There are two reasons why combining the polls on independence is difficult. Firstly, there is on average only about one poll a week. Secondly, the poll results from different survey firms vary greatly (in jargon, the 'house effects' are large). The difference between the results of two different polling organizations can be more than 10 points.

The most obvious way to combine polls is simply to average them – take a poll of polls. The problem is, when you only have a few polls a month, the latest average will depend on which polling organizations have conducted a poll most recently.

Fortunately, there is a statistical technique to overcome this problem. It has only been used for a few years, but it has been thoroughly tested. I give technical details in the footnotes below for those interested (for full details see Jackman 2005). Essentially this technique simultaneously estimates the support for Yes on any given day, and the relative bias of each polling organization. Simplifying greatly, whether a new poll causes us to revise our estimate of the Yes vote up or down does not just depend on whether it is higher or lower than other recent polls. It depends on how it compares with other polls from the same polling organization.

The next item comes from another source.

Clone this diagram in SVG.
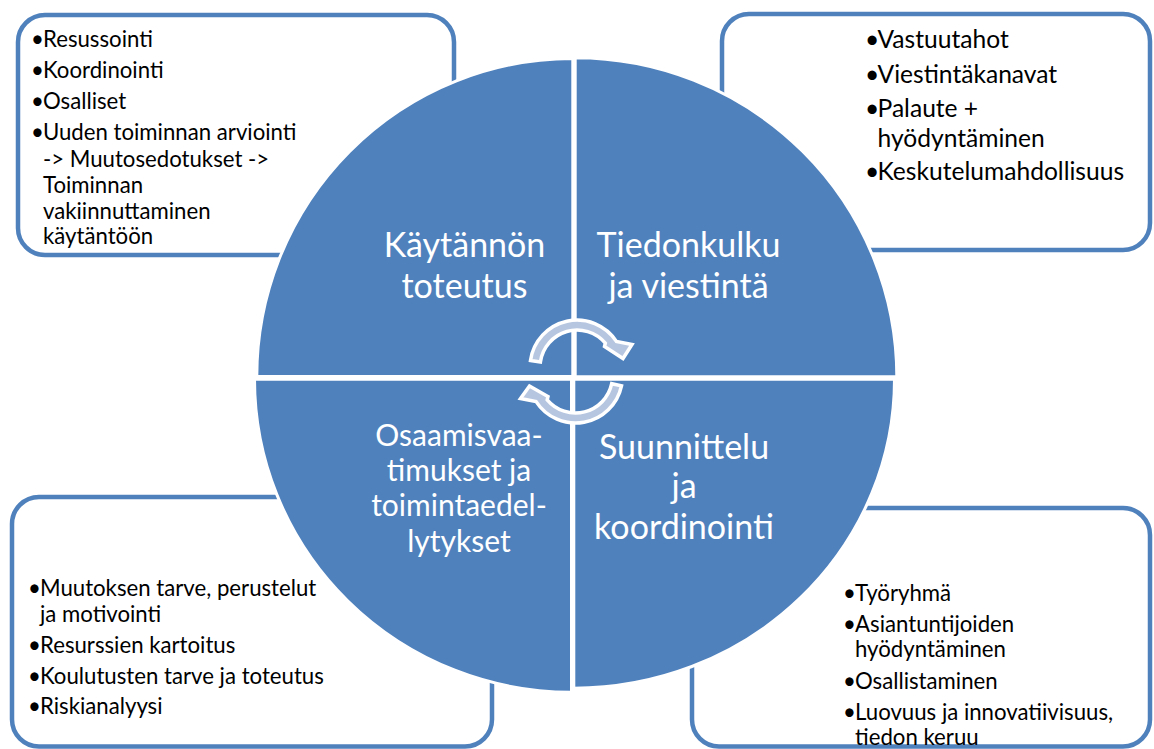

For example, the Yes vote in the Ipsos Mori poll published on June 1st was lower than that in the preceding four polls from other polling companies. However, this poll would cause us to increase our estimate of Yes support because the Yes vote was substantially higher than in the previous Ipsos Mori poll (36% on February 25th). The 40% Yes vote was higher than we would have expected from previous Ipsos Mori polls.

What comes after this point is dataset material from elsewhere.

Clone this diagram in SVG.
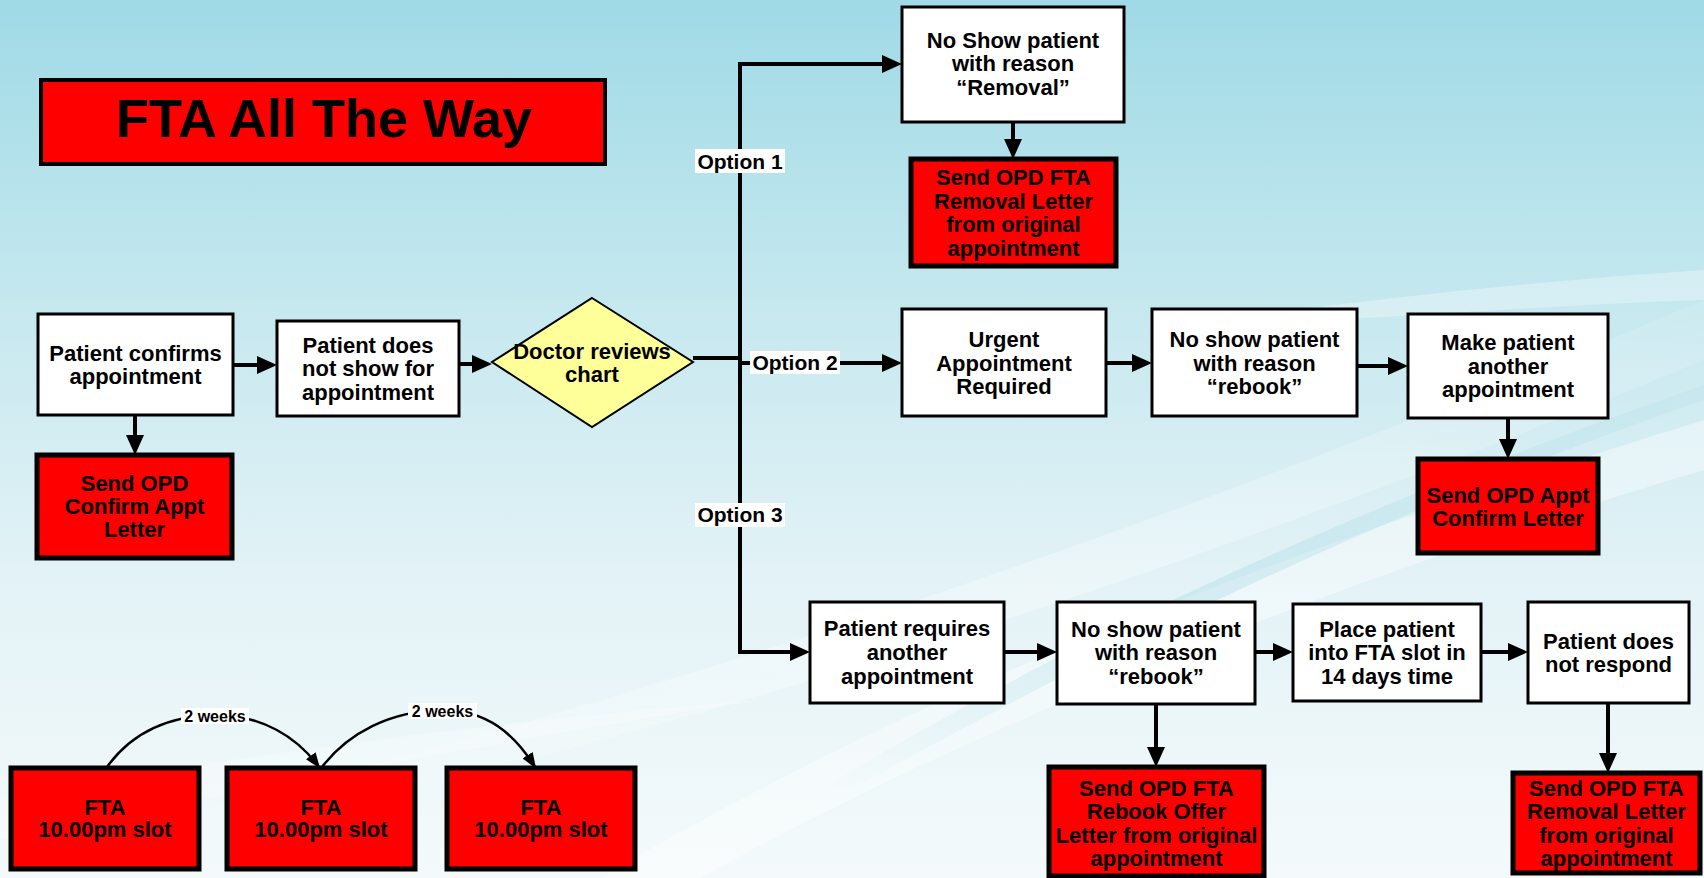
<svg xmlns="http://www.w3.org/2000/svg" width="1704" height="878" viewBox="0 0 1704 878">
<defs>
<linearGradient id="bg" x1="0" y1="0" x2="0" y2="1">
<stop offset="0" stop-color="#9fdae6"/>
<stop offset="0.35" stop-color="#c6e8ef"/>
<stop offset="0.65" stop-color="#e2f2f6"/>
<stop offset="1" stop-color="#f4fafb"/>
</linearGradient>
<linearGradient id="sw" x1="0" y1="1" x2="1" y2="0">
<stop offset="0" stop-color="#ffffff" stop-opacity="0"/>
<stop offset="0.5" stop-color="#ffffff" stop-opacity="0.7"/>
<stop offset="1" stop-color="#ffffff" stop-opacity="0.2"/>
</linearGradient>
<linearGradient id="st" x1="0" y1="1" x2="1" y2="0">
<stop offset="0" stop-color="#9ed6e2" stop-opacity="0"/>
<stop offset="0.4" stop-color="#9ed6e2" stop-opacity="0.35"/>
<stop offset="1" stop-color="#9ed6e2" stop-opacity="0.15"/>
</linearGradient>
<marker id="arr" markerUnits="userSpaceOnUse" markerWidth="20" markerHeight="18" viewBox="0 0 20 18" refX="8" refY="9" orient="auto">
<path d="M0,0 L20,9 L0,18 z" fill="#000"/>
</marker>
<marker id="arrs" markerUnits="userSpaceOnUse" markerWidth="16" markerHeight="12" viewBox="0 0 16 12" refX="14" refY="6" orient="auto">
<path d="M0,0 L16,6 L0,12 z" fill="#000"/>
</marker>
</defs>
<style>
.t{font-family:"Liberation Sans",Arial,sans-serif;font-weight:bold;font-size:22px;fill:#000;text-anchor:middle}
.opt{font-family:"Liberation Sans",Arial,sans-serif;font-weight:bold;font-size:21px;fill:#000;text-anchor:middle}
.wk{font-family:"Liberation Sans",Arial,sans-serif;font-weight:bold;font-size:16px;fill:#000;text-anchor:middle}
.wb{fill:#fff;stroke:#000;stroke-width:3}
.rb{fill:#ff0000;stroke:#000;stroke-width:5}
.ln{fill:none;stroke:#000;stroke-width:4}
.cv{fill:none;stroke:#000;stroke-width:2.5}
.lb{fill:#fff}
</style>
<rect x="0" y="0" width="1704" height="878" fill="url(#bg)"/>
<g id="background">
<path d="M0,860 C400,760 900,640 1704,300 L1704,360 C1000,650 500,780 0,878 z" fill="url(#sw)" opacity="0.5"/>
<path d="M600,878 C900,700 1250,560 1704,420 L1704,470 C1300,590 950,740 700,878 z" fill="#ffffff" opacity="0.4"/>
<path d="M820,790 C1100,620 1400,490 1704,385 L1704,400 C1400,505 1120,640 850,790 z" fill="url(#st)"/>
<path d="M1150,330 C1350,300 1550,280 1704,270 L1704,300 C1550,305 1360,320 1150,330 z" fill="#ffffff" opacity="0.3"/>
<path d="M0,800 C200,760 500,720 760,700 C500,740 250,790 0,840 z" fill="#ffffff" opacity="0.3"/>
</g>
<g id="connectors">
<line class="ln" x1="233" y1="365" x2="265" y2="365" marker-end="url(#arr)"/>
<line class="ln" x1="135" y1="415" x2="135" y2="443" marker-end="url(#arr)"/>
<line class="ln" x1="459" y1="364" x2="480" y2="364" marker-end="url(#arr)"/>
<polyline class="ln" points="693,358 740,358"/>
<polyline class="ln" points="890,64 740,64 740,652 798,652" marker-end="url(#arr)"/>
<line class="ln" x1="740" y1="64" x2="890" y2="64" marker-end="url(#arr)"/>
<line class="ln" x1="740" y1="363" x2="890" y2="363" marker-end="url(#arr)"/>
<line class="ln" x1="1013" y1="122" x2="1013" y2="147" marker-end="url(#arr)"/>
<line class="ln" x1="1106" y1="363" x2="1140" y2="363" marker-end="url(#arr)"/>
<line class="ln" x1="1357" y1="366" x2="1396" y2="366" marker-end="url(#arr)"/>
<line class="ln" x1="1508" y1="418" x2="1508" y2="447" marker-end="url(#arr)"/>
<line class="ln" x1="1004" y1="652" x2="1045" y2="652" marker-end="url(#arr)"/>
<line class="ln" x1="1255" y1="652" x2="1281" y2="652" marker-end="url(#arr)"/>
<line class="ln" x1="1481" y1="652" x2="1516" y2="652" marker-end="url(#arr)"/>
<line class="ln" x1="1156" y1="704" x2="1156" y2="755" marker-end="url(#arr)"/>
<line class="ln" x1="1608" y1="703" x2="1608" y2="761" marker-end="url(#arr)"/>
<path class="cv" d="M107,767 C130,735 165,716 215,715 C262,715 297,737 319,767" marker-end="url(#arrs)"/>
<path class="cv" d="M322,767 C348,733 390,711 442,710 C488,710 515,735 535,767" marker-end="url(#arrs)"/>
<rect class="lb" x="695" y="149" width="90" height="24"/>
<text class="opt" x="740" y="169">Option 1</text>
<rect class="lb" x="750" y="351" width="90" height="23"/>
<text class="opt" x="795" y="370">Option 2</text>
<rect class="lb" x="695" y="503" width="90" height="24"/>
<text class="opt" x="740" y="522">Option 3</text>
<rect class="lb" x="181" y="708" width="68" height="16"/>
<text class="wk" x="215" y="722">2 weeks</text>
<rect class="lb" x="408" y="703" width="69" height="16"/>
<text class="wk" x="442.5" y="717">2 weeks</text>
</g>
<g id="title">
<rect x="41" y="80" width="564" height="84" fill="#ff0000" stroke="#000" stroke-width="4"/>
<text class="t" x="324" y="137" style="font-size:54px">FTA All The Way</text>
</g>
<g id="n1">
<rect class="wb" x="38" y="314" width="195" height="101"/>
<text class="t" x="135.5" y="361">Patient confirms</text>
<text class="t" x="135.5" y="384">appointment</text>
</g>
<g id="n2">
<rect class="wb" x="277" y="321" width="182" height="95"/>
<text class="t" x="368" y="353">Patient does</text>
<text class="t" x="368" y="376">not show for</text>
<text class="t" x="368" y="400">appointment</text>
</g>
<g id="n_doctor">
<polygon points="592,298 693,362 592,427 492,362" fill="#ffff99" stroke="#000" stroke-width="2"/>
<text class="t" x="592" y="359">Doctor reviews</text>
<text class="t" x="592" y="382">chart</text>
</g>
<g id="n3">
<rect class="rb" x="37" y="455" width="195" height="103"/>
<text class="t" x="134.5" y="491">Send OPD</text>
<text class="t" x="134.5" y="514">Confirm Appt</text>
<text class="t" x="134.5" y="537">Letter</text>
</g>
<g id="n4">
<rect class="wb" x="902" y="7" width="222" height="115"/>
<text class="t" x="1013" y="48">No Show patient</text>
<text class="t" x="1013" y="71">with reason</text>
<text class="t" x="1013" y="95">“Removal”</text>
</g>
<g id="n5">
<rect class="rb" x="911" y="159" width="205" height="107"/>
<text class="t" x="1013.5" y="185">Send OPD FTA</text>
<text class="t" x="1013.5" y="208.5">Removal Letter</text>
<text class="t" x="1013.5" y="232">from original</text>
<text class="t" x="1013.5" y="255.5">appointment</text>
</g>
<g id="n6">
<rect class="wb" x="902" y="309" width="204" height="107"/>
<text class="t" x="1004" y="347">Urgent</text>
<text class="t" x="1004" y="371">Appointment</text>
<text class="t" x="1004" y="394">Required</text>
</g>
<g id="n7">
<rect class="wb" x="1152" y="309" width="205" height="107"/>
<text class="t" x="1254.5" y="347">No show patient</text>
<text class="t" x="1254.5" y="371">with reason</text>
<text class="t" x="1254.5" y="394">“rebook”</text>
</g>
<g id="n8">
<rect class="wb" x="1408" y="314" width="200" height="104"/>
<text class="t" x="1508" y="350">Make patient</text>
<text class="t" x="1508" y="374">another</text>
<text class="t" x="1508" y="397">appointment</text>
</g>
<g id="n9">
<rect class="rb" x="1418" y="459" width="180" height="94"/>
<text class="t" x="1508" y="503">Send OPD Appt</text>
<text class="t" x="1508" y="526">Confirm Letter</text>
</g>
<g id="n10">
<rect class="wb" x="810" y="602" width="194" height="101"/>
<text class="t" x="907" y="636">Patient requires</text>
<text class="t" x="907" y="660">another</text>
<text class="t" x="907" y="684">appointment</text>
</g>
<g id="n11">
<rect class="wb" x="1057" y="602" width="198" height="102"/>
<text class="t" x="1156" y="637">No show patient</text>
<text class="t" x="1156" y="660">with reason</text>
<text class="t" x="1156" y="684">“rebook”</text>
</g>
<g id="n12">
<rect class="wb" x="1293" y="604" width="188" height="97"/>
<text class="t" x="1387" y="637">Place patient</text>
<text class="t" x="1387" y="660">into FTA slot in</text>
<text class="t" x="1387" y="684">14 days time</text>
</g>
<g id="n13">
<rect class="wb" x="1528" y="602" width="161" height="101"/>
<text class="t" x="1608.5" y="649">Patient does</text>
<text class="t" x="1608.5" y="672">not respond</text>
</g>
<g id="n14">
<rect class="rb" x="1049" y="767" width="215" height="109"/>
<text class="t" x="1156.5" y="796">Send OPD FTA</text>
<text class="t" x="1156.5" y="819">Rebook Offer</text>
<text class="t" x="1156.5" y="843">Letter from original</text>
<text class="t" x="1156.5" y="866">appointment</text>
</g>
<g id="n15">
<rect class="rb" x="1513" y="773" width="187" height="100"/>
<text class="t" x="1606.5" y="796">Send OPD FTA</text>
<text class="t" x="1606.5" y="819">Removal Letter</text>
<text class="t" x="1606.5" y="843">from original</text>
<text class="t" x="1606.5" y="866">appointment</text>
</g>
<g id="n16">
<rect class="rb" x="11" y="768" width="188" height="101"/>
<text class="t" x="105" y="815">FTA</text>
<text class="t" x="105" y="837">10.00pm slot</text>
</g>
<g id="n17">
<rect class="rb" x="227" y="768" width="188" height="101"/>
<text class="t" x="321" y="815">FTA</text>
<text class="t" x="321" y="837">10.00pm slot</text>
</g>
<g id="n18">
<rect class="rb" x="447" y="768" width="188" height="101"/>
<text class="t" x="541" y="815">FTA</text>
<text class="t" x="541" y="837">10.00pm slot</text>
</g>
</svg>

By combining polls, we get a far lower margin of error. Our margin of error is generally around ±1%, as opposed to ±3% for an individual poll. Therefore we can be quite confident that support for Yes has increased since September last year. This is consistent with the perception that the Yes campaign has been rather more effective than the Better Together campaign, and is also consistent with the findings of my colleagues, Dr. Mark Shephard and Dr. Stephen Quinlan that the Yes campaign has been significantly more effective at online campaigning. However, since mid-April our estimate of Yes support has been rather volatile, and since then there has not been an obvious trend.

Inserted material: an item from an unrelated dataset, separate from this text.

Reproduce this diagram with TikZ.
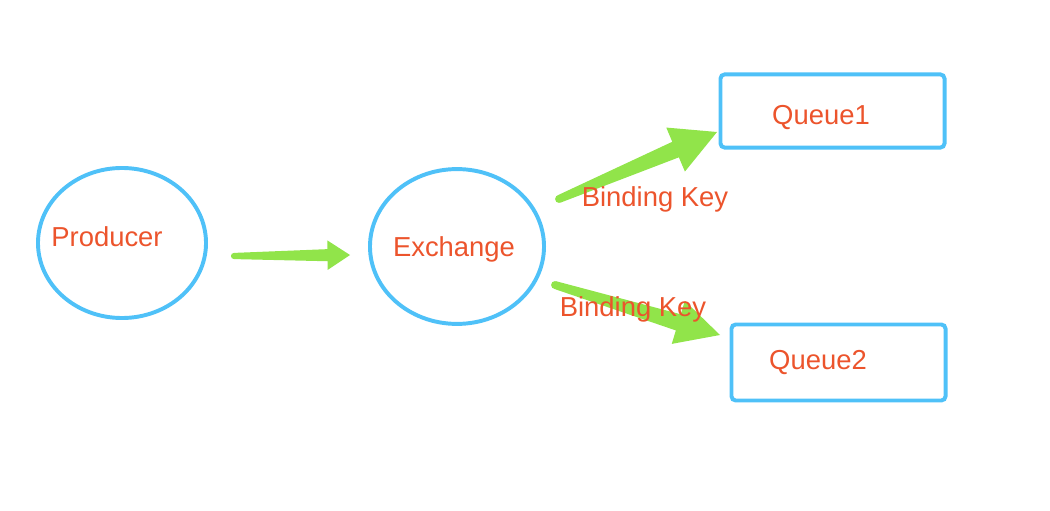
\documentclass[tikz,border=0pt]{standalone}
\usepackage{fontspec}
\setmainfont{Liberation Sans}
\usetikzlibrary{shapes.geometric,calc}

\definecolor{nodeblue}{RGB}{79,193,248}
\definecolor{labelred}{RGB}{236,84,44}
\definecolor{flowgreen}{RGB}{145,228,74}

\tikzset{
  endpoint/.style={ellipse,draw=nodeblue,line width=2.8pt,inner sep=0pt},
  queuebox/.style={rectangle,draw=nodeblue,line width=2.8pt,rounded corners=3pt,inner sep=0pt},
  txt/.style={text=labelred,font=\fontsize{19.5}{22}\selectfont,inner sep=0pt},
  flow/.style={fill=flowgreen}
}

% tapered arrow: from, to, head length, head half width, body half width, tail half width
\newcommand{\flowarrow}[6]{
  \coordinate (hb) at ($(#2)!#3!(#1)$);
  \fill[flow] ($(#1)!#6!90:(#2)$) -- ($(hb)!#5!90:(#2)$) -- ($(hb)!#4!90:(#2)$)
    -- (#2) -- ($(hb)!#4!-90:(#2)$) -- ($(hb)!#5!-90:(#2)$) -- ($(#1)!#6!-90:(#2)$) -- cycle;
  \fill[flow] (#1) circle (#6);
}

\begin{document}
\begin{tikzpicture}[x=0.025cm,y=-0.025cm]
  \useasboundingbox (0,0) rectangle (1050,511);

  \node[endpoint,minimum width=4.2cm,minimum height=3.75cm] (producer) at (122,243) {};
  \node[txt] (producerlabel) at (107,237) {Producer};

  \node[endpoint,minimum width=4.35cm,minimum height=3.87cm] (exchange) at (457,246.5) {};
  \node[txt] (exchangelabel) at (454,249) {Exchange};

  \node[queuebox,minimum width=5.6cm,minimum height=1.83cm] (queue1) at (832.5,111) {};
  \node[txt] (queue1label) at (821,118) {Queue1};

  \node[queuebox,minimum width=5.35cm,minimum height=1.9cm] (queue2) at (838.5,362.5) {};
  \node[txt] (queue2label) at (818,363) {Queue2};

  % arrows
  \coordinate (p1) at (234,256);
  \coordinate (e1) at (350,255);
  \flowarrow{p1}{e1}{16pt}{10.5pt}{4.3pt}{2.2pt}

  \coordinate (x1) at (559,199);
  \coordinate (q1) at (717,132);
  \flowarrow{x1}{q1}{32pt}{17pt}{6pt}{2.8pt}

  \coordinate (x2) at (555,285);
  \coordinate (q2) at (720,335);
  \flowarrow{x2}{q2}{31pt}{16pt}{6pt}{2.8pt}

  \node[txt] (bind1) at (655,199) {Binding Key};
  \node[txt] (bind2) at (633,309) {Binding Key};
\end{tikzpicture}
\end{document}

We cannot be so confident about the overall level of Yes support. The different polling companies vary amongst themselves by as much as 10 points. We will not know for sure which company is accurate until we have the referendum. This is rather different from estimating party support, where you can use the results of the last election to work out the likely accuracy of each polling company. As an expedient, I assume that the polls as a whole are accurate. That is, I assume that when you aggregate all the polls, the net bias is zero. On this basis support for Yes is estimated to be 42.3% as of July 1. Changing this assumption would not change the shape of our graph, only move it up or down. But if the assumption is correct then although it has made have made progress in the referendum campaign, the Yes side has to make a lot more between now and September.

*This article first appeared on the What Scotland Thinks website.*

## Footnotes

Appendix: Methodology

The model is adapted from Jackman (2005). The statistical model is as follows:

We assume that the Yes response on day i with polling organization j, Yespc_{ij}, is normally distributed:

Yespc_{ij} ~ N(mu_{ij}, sigma_{ij}), where mu_{ij} and sigma_{ij} are the expected response and standard deviation.

The expected response, mu_{ij}, depends on the level of support on day i (a_{i}) and the house effect of polling organization j (d_{j}):

mu_{ij} = a_{i} + d_{j}

sigma_{ij} = sqrt((Yespc_{ij} (1 – Yespc_{ij})) / n) where n is the number of respondents in the poll.

We assume an uninformative prior for a_{1} and then assume a random walk process:

a_{1} ~ Uniform[30,70]

a_{i} ~ N(a_{i-1}, omega)

Omega is the daily variation and determines the amount of smoothing – how much to we base our estimate on the latest poll, and how much on the previous level. We force a considerable degree of smoothing, setting omega so that the month to month variation in Yes support is consistent with the random walk process:

Omega ~ Uniform[0, .17]

We choose uninformative priors for the house effects:

d_{i} ~ Uniform[-20, 20]

However, we normalize the last house effect so that bias across all polls is zero:

d_{9} = (∑ d_{j} w_{j}) / w_{9} where w_{j} is the number of polls administered by polling house j.

The model was estimated using Bayesian methods in JAGS and R software. These are both available to download for free.

Bibliography

Jackman, Simon. 2005. Pooling the Polls Over an Election Campaign. *Australian Journal of Political Science* 40 (4):499-517.